In October 1806, Papazoglou returned to the unit from Constantinople. On 20 November 1806, its strength had fallen to 77 men due to continued desertions. In order to prevent the unit's dissolution Marmont ordered the recruitment of Orthodox inhabitants of the western Balkans. The new recruits came from diverse backgrounds and included Russians, Poles, Frenchmen, Serbo-Croatians (some of whom were deserters the Russian and Austrian armies). However Greeks and Copts continued to form the majority of the unit. Greek personnel from the battalion were periodically transferred to the French Navy due to their experience as sailors. The Chasseurs were stationed in Ragusa until March 1807, in April they were forwarded to Zara which they garrisoned until February 1808. By early 1808, the strength of the unit had risen to 148 men. In July, the unit moved to Kotor and a month later to Budva. In November 1808, the battalion relocated to Persagno where it remained until March 1809. The same month it briefly returned to Kotor before sailing for Corfu in April. The British Navy intercepted part of the French fleet during the transportation to Corfu capturing 20 members of the battalion.

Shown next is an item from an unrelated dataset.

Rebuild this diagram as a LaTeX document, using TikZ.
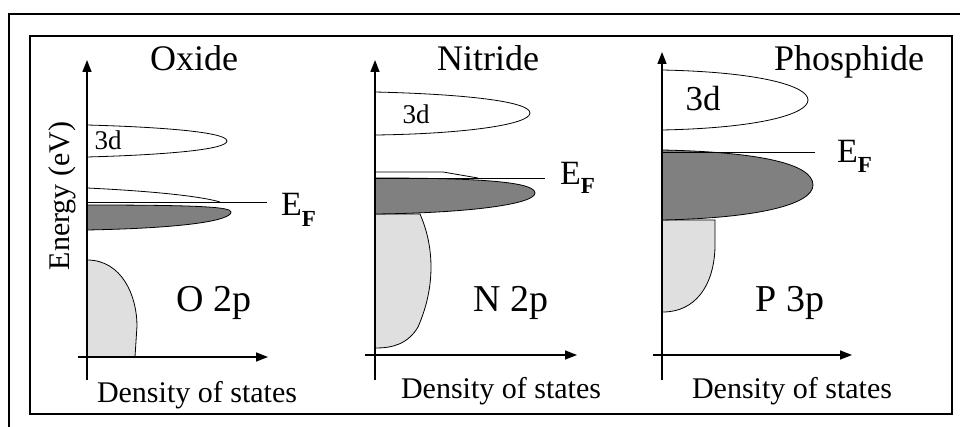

In Corfu, the understrength battalion was temporarily attached to the Albanian Regiment. Due to Corfu's relative isolation, it was the last French garrison in Europe to surrender to the Coalition forces, on 23 June 1814. The Chasseurs were evacuated to Toulon along with the rest of the Corfu garrison between June and July. Upon his arrival in France, Papazoglou was informed of his forced retirement from active service. The remnants of the battalion (50 officers and soldiers) led by Sidarious were taken to Lyon where it was disbanded on 29 September 1814.

==Aftermath==
All non French officers of the unit were ordered to relocate to the depot of Egyptian refugees in Marseille. Some of them were murdered by French royalists during the Second White Terror, while others including Sidarious were gradually reabsorbed into the French military.